Illustration by Rich Hauck.
How’s the election playing out on your block?
In a recent Washington Post story, five contributors wrote short essays about election season on the most hyper-local level: their own neighborhoods.
Writers took the political pulse in Seattle, rural Georgia, Irvine, Calif., and, not too far away, in the Lehigh Valley.
The humorist Dave Barry wrote a hilarious piece about how his Florida neighbors seemed more interested in the search for a missing tortoise than in the presidential election.
So, I thought about my small, Capitol-area neighborhood in Harrisburg. How was the election playing out there? I set out on a grand tour around the block to find out.
It’s a month before election day, and all’s quiet on the river front.

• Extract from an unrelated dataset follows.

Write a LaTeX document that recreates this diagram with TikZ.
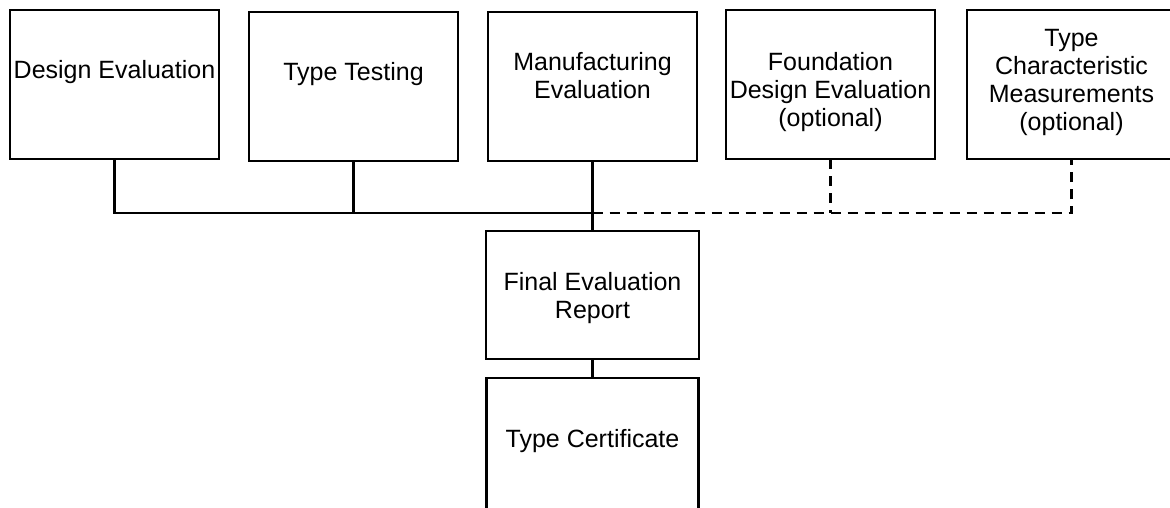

Some trees are beginning to show signs of color, though most remain stubbornly green. The usual geese root around in the grass, and the groundhogs scamper away before I can ask them who they would vote for, if the election were held today.
Back along the street, I spot the occasional campaign sign for Democratic candidates: president, Congress, legislature. If there are any Republicans around—and I know there are a few—they’re not publicly stating their preferences.
I run into a neighbor out walking his dog and ask him to assess the local vibe.
“Vibe?” he says. “I don’t think there is a vibe.”
Touché.
I point to a nearby window plastered with campaign signs for Democratic candidates and one that reads, “Dictator or Democracy.”
“Well, yeah,” he says to me, “there’s that guy.”
“That guy” is Jamie Earl, who may be the most overtly political person on my block. Even when there isn’t an election, Jamie hangs signs in his large front window, often supporting or decrying some politician or taking a street-level stand on legislation. When I caught up with him, he proudly sported a “Harris Walz” T-shirt.
Jamie is a 63-year-old former IT guy who, in his semi-retirement, started a custom button-making business called Keystone Buttoneer. From his Etsy store, he sells all types of buttons—special occasion, humorous, etc.—but specializes in those espousing liberal politics and left-leaning causes.
Unlike me, he enthusiastically discusses politics with our neighbors. A few, he informed me, had voted for Donald Trump in the past but were switching allegiances this year.
“Most people I talk to are aware of what’s happening, and most of them are voting for Kamala Harris,” he said. “My vibe is that it’s a fairly progressive neighborhood.”
I nod my head in agreement, and it’s not just the signs. Most of the folks I know from our tight-knit ‘hood surely fall into the category of “progressive.”
Jamie then brings up a concern that I’ve heard from others—that, for our neighborhood, election season may not be over, even when it’s supposed to be over.
He worries that Trump, if he loses, will launch a 2024 version of his previous “Stop the Steal” effort to try to overturn the election results, with our neighborhood, in the shadow of the Capitol, on the front lines.
“We’re the biggest swing state,” Jamie said. “We’re number one on the list. So, I do fear for that. I don’t know what’s going to happen.”
It’s a legitimate concern.
After the last presidential cycle, groups protested for weeks, holding up signs showing a jacked-up, Photoshopped Trump as Rambo—chanting, screaming, honking, claiming, as Trump still does, that the 2020 election was stolen. On several occasions, heavily armed men with AR-15s strapped to their chests, often in camouflage, some sporting bandoliers, marched through our streets.
Capitol-area residents don’t want to live through that again. Many fear that they got a taste this past August, when a group of masked neo-Nazis aggressively paraded through the neighborhood.
That concern, more than anything else, seems to unite the neighbors, regardless of partisan lean.
When I moved to Harrisburg from Washington, D.C., I figured that my new capital city home would be as political as my old capital city home.
My old Capitol Hill, D.C., neighborhood pulsated with politics, never more so than on Halloween, when many homeowners mounted elaborate, politically themed displays. Think front-yard graveyards with cardboard tombstones of unpassed legislation and effigies of candidates as the undead.
Not so much my Capitol Hill, Pa., neighborhood. Here, you can walk the streets without encountering a single Trump zombie or Harris witch.
But watch out for Jamie. He might just buttonhole you for a brief, if passionate, political discussion. Then he may even sell you the button.
Lawrance Binda is publisher and editor of TheBurg.